St. Patrick’s Day was originally a religious holiday and there were no “St. Patrick’s Day drinks.” In fact, for many years in Ireland, St. Patrick’s Day was considered a solemn occasion. All pubs were closed for the day.
It wasn’t until the 1970s that the Irish government began promoting St. Patrick’s Day. They did it as a way to boost tourism, and the celebration became more secular and associated with drinking alcohol.
The solemn holy-day
St. Patrick’s Day has become synonymous with excessive drinking. In fact, it’s become such a tradition that many people overlook the holiday’s true origins and meaning.
The origins of St. Patrick’s Day can actually be traced back hundreds of years. It was first celebrated as a religious feast day in honor of the patron saint of Ireland. So much for the drunken Irish stereotype.
Saint Patrick was a Christian missionary who is credited with bringing Christianity to Ireland in the 5th century.

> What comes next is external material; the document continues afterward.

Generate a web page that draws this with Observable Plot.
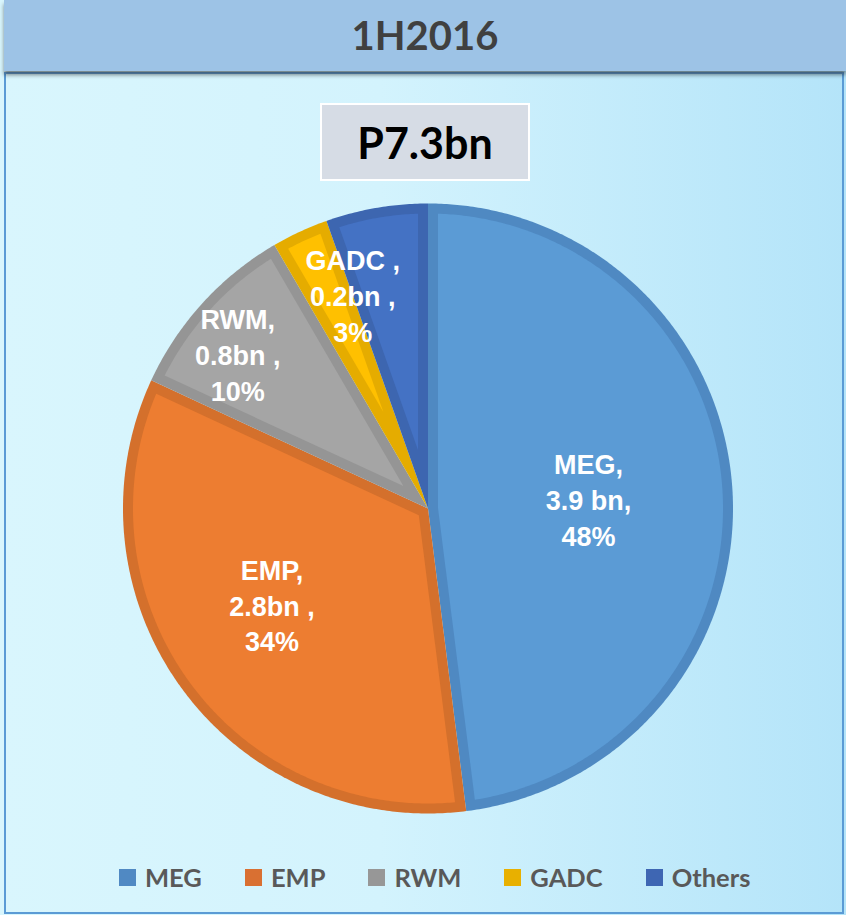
<!DOCTYPE html>
<html>
<head>
<meta charset="utf-8">
<script src="https://cdn.jsdelivr.net/npm/d3@7"></script>
<script src="https://cdn.jsdelivr.net/npm/@observablehq/plot@0.6"></script>
<style>
  html, body { margin: 0; padding: 0; }
  body { width: 846px; height: 915px; overflow: hidden; }
  #page {
    position: relative; width: 846px; height: 915px;
    background: linear-gradient(to right, #d9f6fd 0%, #d3f3fd 45%, #b4e4f9 100%);
  }
  #frame {
    position: absolute; left: 4px; top: 72px; width: 836px; height: 838px;
    border: 2px solid #5b9bd5; border-top: 2px solid #6fa8dc;
  }
  #header {
    position: absolute; left: 4px; top: 0; width: 842px; height: 71px;
    background: #9dc3e6; box-shadow: 0 4px 4px rgba(0,0,0,0.45);
    display: flex; align-items: center; justify-content: center;
    font-family: Lato, "Open Sans", sans-serif; font-weight: 700; font-size: 40px; color: #404040;
  }
  #header span { position: relative; left: 0px; top: -1px; }
  #total {
    position: absolute; left: 320px; top: 103px; width: 206px; height: 74px;
    background: #d6dce5; border: 2px solid #ffffff;
    display: flex; align-items: center; justify-content: center;
    font-family: Lato, "Open Sans", sans-serif; font-weight: 700; font-size: 43px; color: #000;
  }
  #chart { position: absolute; left: 0; top: 190px; }
  #legend {
    position: absolute; left: 119px; top: 862px; display: flex; align-items: center;
    font-family: Lato, "Open Sans", sans-serif; font-weight: 700; font-size: 25.5px; color: #595959;
  }
  .item { display: flex; align-items: center; margin-right: 43px; }
  .sw { width: 17px; height: 17px; margin-right: 9px; }
</style>
</head>
<body>
<div id="page">
  <div id="frame"></div>
  <div id="header"><span id="title"></span></div>
  <div id="total"></div>
  <div id="chart"></div>
  <div id="legend"></div>
</div>
<script>
// ---- data ----
const titleText = "1H2016";
const totalText = "P7.3bn";
const categories = ["MEG", "EMP", "RWM", "GADC", "Others"];
const valuesBn = [3.9, 2.8, 0.8, 0.2, null];
const sharesPct = [48.0, 33.9, 9.7, 3.0, 5.4];   // slice sizes
const dataLabels = ["MEG,\n3.9 bn,\n48%", "EMP,\n2.8bn ,\n34%", "RWM,\n0.8bn ,\n10%", "GADC ,\n0.2bn ,\n3%", null];
const fillColors = ["#5b9bd5", "#ed7d31", "#a5a5a5", "#ffc000", "#4472c4"];
const borderColors = ["#4f89c2", "#d4702c", "#959595", "#e5ac00", "#3d66b0"];
const legendColors = ["#5089c3", "#d97032", "#979797", "#e8b000", "#3e66b3"];

// ---- layout config ----
const cx = 427.5, cy = 318, R = 305;      // pie centre/radius inside the svg
const borderPx = 10;
const labelRadius = [0.527, 0.60, 0.805, 0.744, 0];
const labelNudgeDeg = [0, 4.7, -3.1, 5.5, 0];

document.getElementById("title").textContent = titleText;
document.getElementById("total").textContent = totalText;

// ---- geometry in unit-circle coordinates ----
const total = d3.sum(sharesPct);
let acc = 0;
const slices = categories.map((name, i) => {
  const a0 = acc / total * 2 * Math.PI;
  acc += sharesPct[i];
  const a1 = acc / total * 2 * Math.PI;
  return {name, i, a0, a1};
});
const pt = (r, a) => ({x: r * Math.sin(a), y: r * Math.cos(a)});
function arcPts(r, a0, a1) {
  const n = Math.max(2, Math.ceil((a1 - a0) / (Math.PI / 360)));
  return d3.range(n + 1).map(k => pt(r, a0 + (a1 - a0) * k / n));
}
const d = borderPx / R;
const outer = slices.map(s => [pt(0, 0), ...arcPts(1, s.a0, s.a1)]);
const inner = slices.map(s => {
  const half = (s.a1 - s.a0) / 2, mid = (s.a0 + s.a1) / 2;
  const Ri = 1 - d, delta = Math.asin(d / Ri);
  return [pt(d / Math.sin(half), mid), ...arcPts(Ri, s.a0 + delta, s.a1 - delta)];
});
const labels = slices.filter(s => dataLabels[s.i]).map(s => {
  const a = (s.a0 + s.a1) / 2 + labelNudgeDeg[s.i] * Math.PI / 180;
  return {...pt(labelRadius[s.i], a), text: dataLabels[s.i]};
});

const chart = Plot.plot({
  width: 846,
  height: 640,
  margin: 0,
  x: {domain: [-1, 1], range: [cx - R, cx + R], axis: null},
  y: {domain: [-1, 1], range: [cy + R, cy - R], axis: null},
  style: {background: "transparent", overflow: "visible"},
  marks: [
    ...outer.map((pts, i) => Plot.line(pts, {x: "x", y: "y", curve: "linear-closed", fill: borderColors[i], stroke: "none"})),
    ...inner.map((pts, i) => Plot.line(pts, {x: "x", y: "y", curve: "linear-closed", fill: fillColors[i], stroke: "none"})),
    Plot.text(labels, {
      x: "x", y: "y", text: "text", fill: "white", fontSize: 27, fontWeight: "bold",
      fontFamily: "'Liberation Sans', Arial, sans-serif", lineHeight: 1.33
    })
  ]
});
document.getElementById("chart").appendChild(chart);

// ---- legend ----
const legend = document.getElementById("legend");
categories.forEach((c, i) => {
  const it = document.createElement("div");
  it.className = "item";
  const sw = document.createElement("div");
  sw.className = "sw";
  sw.style.background = legendColors[i];
  const tx = document.createElement("span");
  tx.textContent = c;
  it.appendChild(sw); it.appendChild(tx);
  legend.appendChild(it);
});
</script>
</body>
</html>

Originally, the day was observed with prayer and church services. The writings of St. Patrick tell us that he was born in Britain but captured by pirates at age 16 and brought to Ireland as a slave. He believed his enslavement was due to his lack of faith as a child.
Later, after escaping slavery and returning home to be reunited with his family, he returned to Ireland to spread the word of God and repent for these sins. In Ireland, March 17 marks the death of the country’s beloved patron saint.
St. Patrick’s day became a day for drinking
Up until the 1970s, Irish law prohibited pubs from opening on March 17. This was meant as a mark of respect for this religious day. But this date also takes place during Lent, and authorities thought it might lead some to temptation to have the pubs open on a celebratory day.
But as the years went by, the religious significance of the day began to take a back seat. Celebrations became more “festive,” shall we say. And, to be fair, in the 18th century, the Irish were already using the day to celebrate the pride in their heritage.
Now, the wearing of green, the drinking of Guinness, the insisting that you’re Irish – those all have their roots in Irish-American culture, rather than the religious origins of the holiday in Ireland. But some of the oldest St. Patrick’s Day parades took place in Ireland to celebrate its culture.
Taking back Saint Paddy’s Day?
Of course, there are plenty of places that still recognize St. Patrick’s Day as an official religious holiday rather than the prelude to a nasty hangover.
In recent years, there has been a growing movement to reclaim the religious significance of St. Patrick’s Day, and to focus more on its origins as a day of reflection and spiritual renewal. This focus on the religious aspect of the holiday is seen as particularly important in a world where many of us are disconnected from our spiritual roots.
As for whether you have a St. Patrick’s Day drinks this year – well, that’s up to you!